WHAT YOU NEED TO DO:
Find the lines containing the word "with" and copy every one of them.
#####
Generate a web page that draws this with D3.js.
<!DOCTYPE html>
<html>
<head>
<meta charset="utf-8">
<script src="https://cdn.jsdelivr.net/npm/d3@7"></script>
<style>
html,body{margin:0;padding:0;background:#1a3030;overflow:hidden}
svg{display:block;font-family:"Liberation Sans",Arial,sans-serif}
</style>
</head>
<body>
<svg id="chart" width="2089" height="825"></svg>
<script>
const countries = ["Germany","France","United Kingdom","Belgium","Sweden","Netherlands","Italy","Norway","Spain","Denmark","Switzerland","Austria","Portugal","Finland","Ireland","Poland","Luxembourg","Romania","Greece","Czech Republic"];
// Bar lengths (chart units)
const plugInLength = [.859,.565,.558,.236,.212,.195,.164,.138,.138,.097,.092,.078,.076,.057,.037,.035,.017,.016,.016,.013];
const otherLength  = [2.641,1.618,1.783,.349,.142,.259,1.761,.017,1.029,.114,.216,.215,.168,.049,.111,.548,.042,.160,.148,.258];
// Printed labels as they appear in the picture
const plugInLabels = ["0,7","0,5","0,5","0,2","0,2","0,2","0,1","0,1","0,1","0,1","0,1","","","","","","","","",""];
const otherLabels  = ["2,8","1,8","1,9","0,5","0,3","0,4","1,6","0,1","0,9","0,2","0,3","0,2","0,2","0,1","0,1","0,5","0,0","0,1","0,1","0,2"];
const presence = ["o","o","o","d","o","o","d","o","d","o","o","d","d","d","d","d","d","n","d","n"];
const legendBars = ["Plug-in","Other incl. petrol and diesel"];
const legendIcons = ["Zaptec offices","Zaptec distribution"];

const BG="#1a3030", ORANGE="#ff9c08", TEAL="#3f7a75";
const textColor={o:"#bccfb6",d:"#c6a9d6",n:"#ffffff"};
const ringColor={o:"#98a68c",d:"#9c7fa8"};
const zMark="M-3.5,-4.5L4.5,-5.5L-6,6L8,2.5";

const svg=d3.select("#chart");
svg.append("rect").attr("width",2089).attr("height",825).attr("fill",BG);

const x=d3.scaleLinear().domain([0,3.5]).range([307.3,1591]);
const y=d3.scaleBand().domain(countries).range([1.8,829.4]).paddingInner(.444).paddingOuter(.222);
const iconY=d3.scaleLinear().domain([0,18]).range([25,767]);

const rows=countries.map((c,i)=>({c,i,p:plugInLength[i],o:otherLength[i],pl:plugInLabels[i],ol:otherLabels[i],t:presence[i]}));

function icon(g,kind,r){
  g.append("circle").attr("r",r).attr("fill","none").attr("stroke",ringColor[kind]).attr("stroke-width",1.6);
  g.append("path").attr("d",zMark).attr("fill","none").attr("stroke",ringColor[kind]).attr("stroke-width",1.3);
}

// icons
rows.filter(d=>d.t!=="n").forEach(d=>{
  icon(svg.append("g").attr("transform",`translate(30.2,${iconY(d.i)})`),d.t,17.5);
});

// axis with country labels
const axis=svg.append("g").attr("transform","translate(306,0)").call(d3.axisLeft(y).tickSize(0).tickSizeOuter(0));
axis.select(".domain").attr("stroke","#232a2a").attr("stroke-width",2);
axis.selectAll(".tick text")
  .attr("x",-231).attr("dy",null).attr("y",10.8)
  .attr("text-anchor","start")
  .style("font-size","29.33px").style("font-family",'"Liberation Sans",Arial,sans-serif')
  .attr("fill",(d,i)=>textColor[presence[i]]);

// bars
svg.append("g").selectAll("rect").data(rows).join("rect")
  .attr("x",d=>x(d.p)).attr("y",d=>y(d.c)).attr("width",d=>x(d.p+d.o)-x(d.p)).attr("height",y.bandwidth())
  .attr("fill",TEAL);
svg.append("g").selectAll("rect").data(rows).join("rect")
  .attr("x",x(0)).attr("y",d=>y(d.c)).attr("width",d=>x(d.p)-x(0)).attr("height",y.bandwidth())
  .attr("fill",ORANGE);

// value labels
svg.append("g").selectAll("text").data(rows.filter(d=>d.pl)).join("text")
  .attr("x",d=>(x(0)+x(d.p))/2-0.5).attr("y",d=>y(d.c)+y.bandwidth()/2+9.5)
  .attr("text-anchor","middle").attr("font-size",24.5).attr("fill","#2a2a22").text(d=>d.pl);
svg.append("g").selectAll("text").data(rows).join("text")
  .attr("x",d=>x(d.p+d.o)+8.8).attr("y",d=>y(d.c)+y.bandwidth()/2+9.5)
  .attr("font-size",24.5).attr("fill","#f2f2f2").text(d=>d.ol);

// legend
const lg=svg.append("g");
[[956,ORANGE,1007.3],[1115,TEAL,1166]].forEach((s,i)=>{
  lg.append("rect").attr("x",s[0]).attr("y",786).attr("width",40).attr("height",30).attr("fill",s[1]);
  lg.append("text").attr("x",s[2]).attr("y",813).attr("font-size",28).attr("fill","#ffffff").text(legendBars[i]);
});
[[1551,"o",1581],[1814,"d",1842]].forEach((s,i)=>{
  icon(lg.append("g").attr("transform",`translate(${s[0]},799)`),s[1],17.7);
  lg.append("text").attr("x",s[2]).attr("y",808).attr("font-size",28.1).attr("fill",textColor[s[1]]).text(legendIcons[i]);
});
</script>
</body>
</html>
#####
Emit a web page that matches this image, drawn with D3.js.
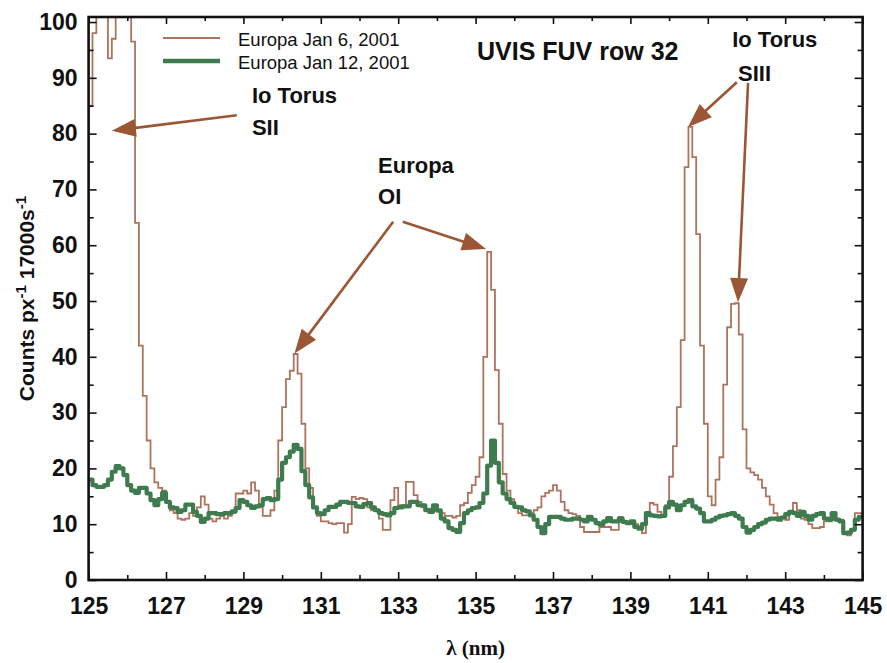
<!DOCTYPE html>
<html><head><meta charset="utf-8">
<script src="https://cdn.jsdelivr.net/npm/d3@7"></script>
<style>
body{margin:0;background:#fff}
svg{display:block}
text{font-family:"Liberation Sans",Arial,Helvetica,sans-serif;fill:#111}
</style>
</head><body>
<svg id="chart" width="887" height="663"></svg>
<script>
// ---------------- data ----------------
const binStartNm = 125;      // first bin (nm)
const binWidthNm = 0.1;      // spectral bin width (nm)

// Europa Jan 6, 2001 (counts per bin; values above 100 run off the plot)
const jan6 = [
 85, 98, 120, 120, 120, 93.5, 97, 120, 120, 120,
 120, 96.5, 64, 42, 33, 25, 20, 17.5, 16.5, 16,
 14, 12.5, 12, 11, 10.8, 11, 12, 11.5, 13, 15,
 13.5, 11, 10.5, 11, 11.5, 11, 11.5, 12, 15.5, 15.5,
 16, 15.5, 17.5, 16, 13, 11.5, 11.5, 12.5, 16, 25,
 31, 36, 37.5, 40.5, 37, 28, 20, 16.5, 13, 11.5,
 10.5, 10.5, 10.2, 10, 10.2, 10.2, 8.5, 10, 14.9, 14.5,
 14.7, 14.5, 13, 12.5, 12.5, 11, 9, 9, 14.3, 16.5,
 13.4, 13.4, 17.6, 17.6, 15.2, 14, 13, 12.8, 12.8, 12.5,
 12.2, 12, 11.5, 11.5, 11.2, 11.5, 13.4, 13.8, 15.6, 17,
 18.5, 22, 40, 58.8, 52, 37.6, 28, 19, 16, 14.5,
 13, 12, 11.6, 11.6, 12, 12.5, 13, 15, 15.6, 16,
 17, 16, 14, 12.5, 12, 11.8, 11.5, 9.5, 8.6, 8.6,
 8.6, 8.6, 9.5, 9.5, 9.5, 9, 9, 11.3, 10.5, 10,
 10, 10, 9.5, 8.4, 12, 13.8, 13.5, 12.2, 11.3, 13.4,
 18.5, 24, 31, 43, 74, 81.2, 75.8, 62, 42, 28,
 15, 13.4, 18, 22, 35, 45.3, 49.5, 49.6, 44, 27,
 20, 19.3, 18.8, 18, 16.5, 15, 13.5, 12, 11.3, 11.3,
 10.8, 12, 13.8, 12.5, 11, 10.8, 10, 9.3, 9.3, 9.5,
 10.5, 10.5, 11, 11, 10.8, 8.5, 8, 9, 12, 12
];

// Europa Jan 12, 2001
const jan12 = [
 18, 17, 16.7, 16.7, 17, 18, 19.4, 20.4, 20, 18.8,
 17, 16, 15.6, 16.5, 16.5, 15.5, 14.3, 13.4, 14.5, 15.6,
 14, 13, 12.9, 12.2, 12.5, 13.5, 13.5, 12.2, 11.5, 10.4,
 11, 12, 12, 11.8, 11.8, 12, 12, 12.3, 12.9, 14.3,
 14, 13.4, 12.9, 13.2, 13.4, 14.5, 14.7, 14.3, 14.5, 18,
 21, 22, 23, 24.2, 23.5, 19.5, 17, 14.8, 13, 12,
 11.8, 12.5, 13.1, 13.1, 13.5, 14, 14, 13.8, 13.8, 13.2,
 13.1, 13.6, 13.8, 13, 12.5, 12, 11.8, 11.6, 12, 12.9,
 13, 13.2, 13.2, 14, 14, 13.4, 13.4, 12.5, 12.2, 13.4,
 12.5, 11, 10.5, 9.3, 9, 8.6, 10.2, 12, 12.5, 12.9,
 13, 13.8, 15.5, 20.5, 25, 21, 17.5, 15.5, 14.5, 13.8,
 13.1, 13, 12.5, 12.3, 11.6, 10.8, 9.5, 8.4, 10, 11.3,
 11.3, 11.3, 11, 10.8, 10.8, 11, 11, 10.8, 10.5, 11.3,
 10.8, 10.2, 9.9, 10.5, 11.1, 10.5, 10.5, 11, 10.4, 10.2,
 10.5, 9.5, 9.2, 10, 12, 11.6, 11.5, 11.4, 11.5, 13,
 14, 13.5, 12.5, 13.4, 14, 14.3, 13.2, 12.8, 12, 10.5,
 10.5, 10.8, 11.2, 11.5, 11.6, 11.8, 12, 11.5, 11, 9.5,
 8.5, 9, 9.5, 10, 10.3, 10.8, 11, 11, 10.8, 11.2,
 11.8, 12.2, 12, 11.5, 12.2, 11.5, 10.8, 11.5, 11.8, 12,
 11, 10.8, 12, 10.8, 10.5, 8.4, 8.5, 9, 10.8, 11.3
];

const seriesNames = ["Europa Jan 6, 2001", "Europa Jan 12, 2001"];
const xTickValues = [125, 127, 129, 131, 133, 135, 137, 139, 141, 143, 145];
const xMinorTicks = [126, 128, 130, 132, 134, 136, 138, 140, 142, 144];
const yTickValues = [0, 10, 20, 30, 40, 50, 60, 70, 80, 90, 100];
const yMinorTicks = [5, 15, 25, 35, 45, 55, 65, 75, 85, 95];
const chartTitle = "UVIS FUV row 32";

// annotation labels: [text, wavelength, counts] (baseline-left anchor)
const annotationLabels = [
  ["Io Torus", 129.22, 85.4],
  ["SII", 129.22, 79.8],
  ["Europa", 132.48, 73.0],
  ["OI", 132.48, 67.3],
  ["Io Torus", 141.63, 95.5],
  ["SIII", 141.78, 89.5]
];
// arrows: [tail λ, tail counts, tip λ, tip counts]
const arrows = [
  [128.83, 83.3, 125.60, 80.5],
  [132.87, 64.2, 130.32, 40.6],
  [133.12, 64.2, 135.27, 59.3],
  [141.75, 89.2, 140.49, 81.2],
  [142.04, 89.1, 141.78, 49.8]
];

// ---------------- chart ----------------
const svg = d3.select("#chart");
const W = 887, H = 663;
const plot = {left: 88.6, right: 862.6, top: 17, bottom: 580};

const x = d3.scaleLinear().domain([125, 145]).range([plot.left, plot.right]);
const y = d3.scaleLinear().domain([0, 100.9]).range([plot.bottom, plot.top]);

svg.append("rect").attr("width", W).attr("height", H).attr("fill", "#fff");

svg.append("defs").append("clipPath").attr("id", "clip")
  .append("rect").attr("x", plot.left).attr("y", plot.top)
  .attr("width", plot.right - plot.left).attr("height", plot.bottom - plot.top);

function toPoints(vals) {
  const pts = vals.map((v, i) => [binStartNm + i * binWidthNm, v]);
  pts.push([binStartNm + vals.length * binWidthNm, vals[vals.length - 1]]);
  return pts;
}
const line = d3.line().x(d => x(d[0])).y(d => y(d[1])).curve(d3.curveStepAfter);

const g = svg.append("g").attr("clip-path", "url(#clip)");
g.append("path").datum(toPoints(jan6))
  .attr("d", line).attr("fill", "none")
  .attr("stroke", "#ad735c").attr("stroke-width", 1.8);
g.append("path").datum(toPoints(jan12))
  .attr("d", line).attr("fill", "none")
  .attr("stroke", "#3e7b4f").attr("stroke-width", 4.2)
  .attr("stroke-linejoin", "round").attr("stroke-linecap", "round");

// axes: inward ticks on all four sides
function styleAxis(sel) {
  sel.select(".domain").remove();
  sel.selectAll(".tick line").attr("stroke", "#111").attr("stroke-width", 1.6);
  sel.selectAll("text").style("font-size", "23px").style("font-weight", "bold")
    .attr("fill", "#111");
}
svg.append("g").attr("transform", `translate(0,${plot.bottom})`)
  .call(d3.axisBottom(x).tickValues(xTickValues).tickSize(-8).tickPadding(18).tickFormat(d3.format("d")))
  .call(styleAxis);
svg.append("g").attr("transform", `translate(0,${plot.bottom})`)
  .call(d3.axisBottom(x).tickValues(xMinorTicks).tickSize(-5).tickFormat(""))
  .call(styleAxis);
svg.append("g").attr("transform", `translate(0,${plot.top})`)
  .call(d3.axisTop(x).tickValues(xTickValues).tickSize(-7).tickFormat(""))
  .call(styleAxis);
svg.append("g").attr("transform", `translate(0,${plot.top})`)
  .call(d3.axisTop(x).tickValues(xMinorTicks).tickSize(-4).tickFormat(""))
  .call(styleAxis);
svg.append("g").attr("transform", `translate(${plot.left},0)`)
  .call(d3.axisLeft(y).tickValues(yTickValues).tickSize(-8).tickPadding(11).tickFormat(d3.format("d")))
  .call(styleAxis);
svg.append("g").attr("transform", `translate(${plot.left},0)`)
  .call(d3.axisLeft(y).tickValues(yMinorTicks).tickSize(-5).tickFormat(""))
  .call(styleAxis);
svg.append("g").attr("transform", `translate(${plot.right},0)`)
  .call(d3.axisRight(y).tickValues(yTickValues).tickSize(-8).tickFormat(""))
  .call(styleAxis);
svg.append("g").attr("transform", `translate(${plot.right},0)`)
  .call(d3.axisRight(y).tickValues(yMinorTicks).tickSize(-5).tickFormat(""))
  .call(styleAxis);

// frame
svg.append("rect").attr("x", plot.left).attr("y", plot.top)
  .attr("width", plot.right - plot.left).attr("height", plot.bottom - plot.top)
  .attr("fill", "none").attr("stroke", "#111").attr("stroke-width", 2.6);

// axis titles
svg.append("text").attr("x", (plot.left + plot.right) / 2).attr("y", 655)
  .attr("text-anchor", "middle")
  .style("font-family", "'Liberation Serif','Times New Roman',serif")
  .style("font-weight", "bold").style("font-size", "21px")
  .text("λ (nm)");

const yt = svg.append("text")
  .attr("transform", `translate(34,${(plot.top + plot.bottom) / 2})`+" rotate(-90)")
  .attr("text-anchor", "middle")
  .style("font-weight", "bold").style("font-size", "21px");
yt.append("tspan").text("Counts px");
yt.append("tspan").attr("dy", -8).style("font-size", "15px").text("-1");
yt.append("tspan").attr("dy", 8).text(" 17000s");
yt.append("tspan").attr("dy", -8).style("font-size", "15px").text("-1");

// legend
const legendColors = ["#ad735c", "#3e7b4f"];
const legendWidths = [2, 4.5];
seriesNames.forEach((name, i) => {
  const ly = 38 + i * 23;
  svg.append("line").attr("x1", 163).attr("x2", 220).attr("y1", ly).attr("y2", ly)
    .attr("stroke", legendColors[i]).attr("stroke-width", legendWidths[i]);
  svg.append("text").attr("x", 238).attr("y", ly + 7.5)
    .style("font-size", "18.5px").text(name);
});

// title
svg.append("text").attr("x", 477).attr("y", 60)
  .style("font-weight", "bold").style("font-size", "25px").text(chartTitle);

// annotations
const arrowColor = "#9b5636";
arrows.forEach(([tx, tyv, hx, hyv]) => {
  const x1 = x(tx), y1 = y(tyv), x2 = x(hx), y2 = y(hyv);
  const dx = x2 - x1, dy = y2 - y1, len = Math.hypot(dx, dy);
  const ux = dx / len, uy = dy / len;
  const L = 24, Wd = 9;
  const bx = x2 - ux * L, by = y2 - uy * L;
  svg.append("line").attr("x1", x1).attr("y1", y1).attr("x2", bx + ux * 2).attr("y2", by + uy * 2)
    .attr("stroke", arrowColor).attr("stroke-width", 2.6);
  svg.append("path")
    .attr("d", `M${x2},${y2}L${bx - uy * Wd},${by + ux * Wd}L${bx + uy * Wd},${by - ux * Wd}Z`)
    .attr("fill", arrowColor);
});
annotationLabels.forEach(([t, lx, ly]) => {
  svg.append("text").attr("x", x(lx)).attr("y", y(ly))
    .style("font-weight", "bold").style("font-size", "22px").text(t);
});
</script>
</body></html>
#####
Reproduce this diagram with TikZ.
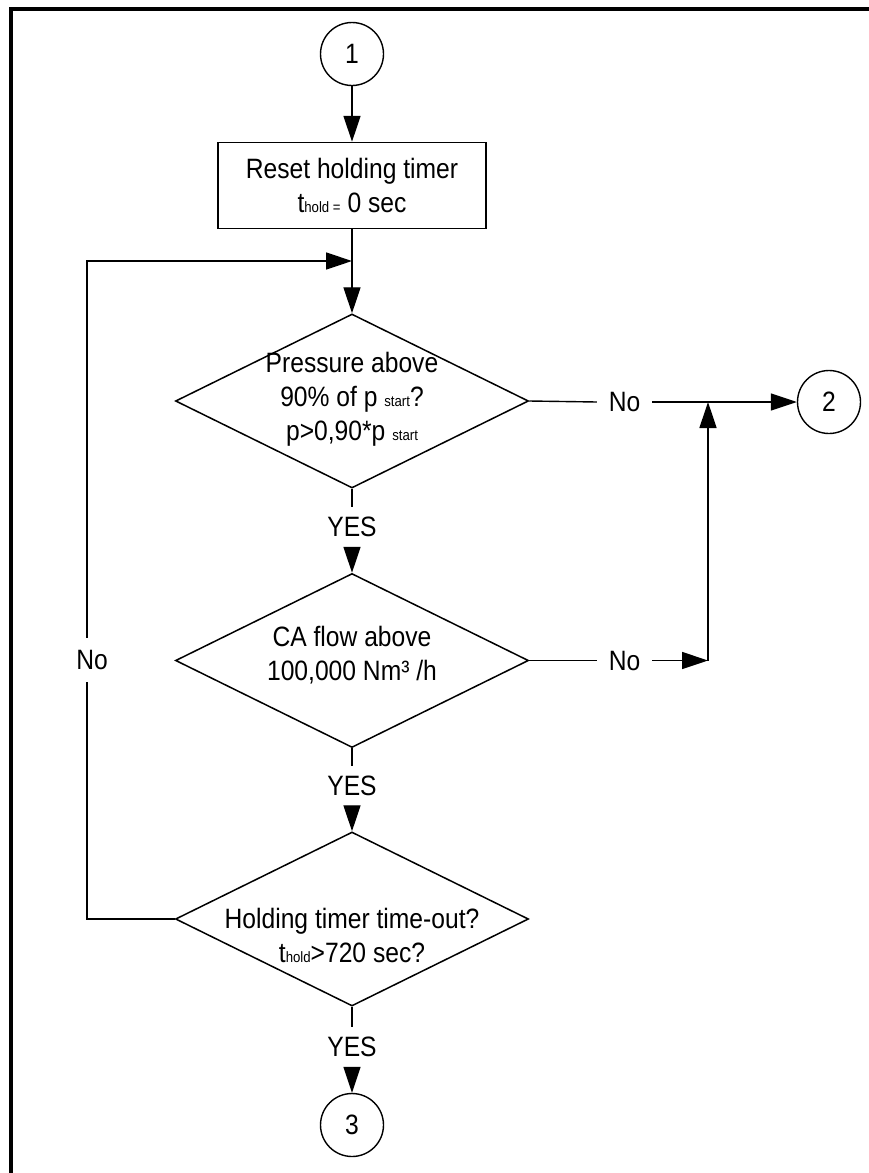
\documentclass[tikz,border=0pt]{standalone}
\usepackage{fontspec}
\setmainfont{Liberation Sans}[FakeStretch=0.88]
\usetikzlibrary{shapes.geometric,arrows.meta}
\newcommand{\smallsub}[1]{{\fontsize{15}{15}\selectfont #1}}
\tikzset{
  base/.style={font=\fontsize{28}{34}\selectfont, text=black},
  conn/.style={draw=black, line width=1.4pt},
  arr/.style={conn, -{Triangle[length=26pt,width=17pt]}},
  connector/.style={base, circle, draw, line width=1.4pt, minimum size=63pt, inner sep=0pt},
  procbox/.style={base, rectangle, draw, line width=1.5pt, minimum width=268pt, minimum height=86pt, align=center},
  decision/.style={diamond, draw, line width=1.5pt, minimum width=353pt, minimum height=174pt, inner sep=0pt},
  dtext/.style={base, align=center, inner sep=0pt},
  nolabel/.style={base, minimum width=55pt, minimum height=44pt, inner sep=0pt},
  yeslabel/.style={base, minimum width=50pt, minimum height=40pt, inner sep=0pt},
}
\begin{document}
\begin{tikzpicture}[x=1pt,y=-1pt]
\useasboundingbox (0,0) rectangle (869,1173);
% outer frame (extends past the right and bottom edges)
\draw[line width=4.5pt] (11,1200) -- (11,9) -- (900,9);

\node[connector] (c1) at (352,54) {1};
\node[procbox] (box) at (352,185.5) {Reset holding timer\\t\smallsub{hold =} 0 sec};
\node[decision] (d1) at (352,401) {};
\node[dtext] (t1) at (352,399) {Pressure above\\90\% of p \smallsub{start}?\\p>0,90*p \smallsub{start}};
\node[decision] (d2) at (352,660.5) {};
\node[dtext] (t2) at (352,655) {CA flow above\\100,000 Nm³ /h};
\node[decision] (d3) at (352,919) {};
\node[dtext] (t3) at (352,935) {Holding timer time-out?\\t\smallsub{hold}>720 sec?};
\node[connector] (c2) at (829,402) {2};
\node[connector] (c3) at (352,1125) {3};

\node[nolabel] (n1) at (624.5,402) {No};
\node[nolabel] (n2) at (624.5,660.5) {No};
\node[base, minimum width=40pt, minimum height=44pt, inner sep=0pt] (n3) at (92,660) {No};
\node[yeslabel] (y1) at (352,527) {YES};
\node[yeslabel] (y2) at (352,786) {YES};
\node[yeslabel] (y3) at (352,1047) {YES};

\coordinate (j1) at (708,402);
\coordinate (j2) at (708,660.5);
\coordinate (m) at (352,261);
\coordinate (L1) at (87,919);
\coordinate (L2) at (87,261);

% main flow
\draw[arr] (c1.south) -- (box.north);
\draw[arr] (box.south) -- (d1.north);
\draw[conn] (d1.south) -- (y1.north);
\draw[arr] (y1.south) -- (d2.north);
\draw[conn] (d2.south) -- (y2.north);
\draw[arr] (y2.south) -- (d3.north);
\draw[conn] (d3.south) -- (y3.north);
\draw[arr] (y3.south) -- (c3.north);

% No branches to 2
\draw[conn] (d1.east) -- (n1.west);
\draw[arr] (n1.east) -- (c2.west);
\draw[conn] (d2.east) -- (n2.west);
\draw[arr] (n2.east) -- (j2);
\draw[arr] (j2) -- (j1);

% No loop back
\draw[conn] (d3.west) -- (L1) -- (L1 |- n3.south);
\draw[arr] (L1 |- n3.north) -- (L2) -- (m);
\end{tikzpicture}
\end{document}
#####
EXERCISE SOLUTION:
Generate a web page that draws this with D3.js.
// axis with country labels
Emit a web page that matches this image, drawn with D3.js.
Reproduce this diagram with TikZ.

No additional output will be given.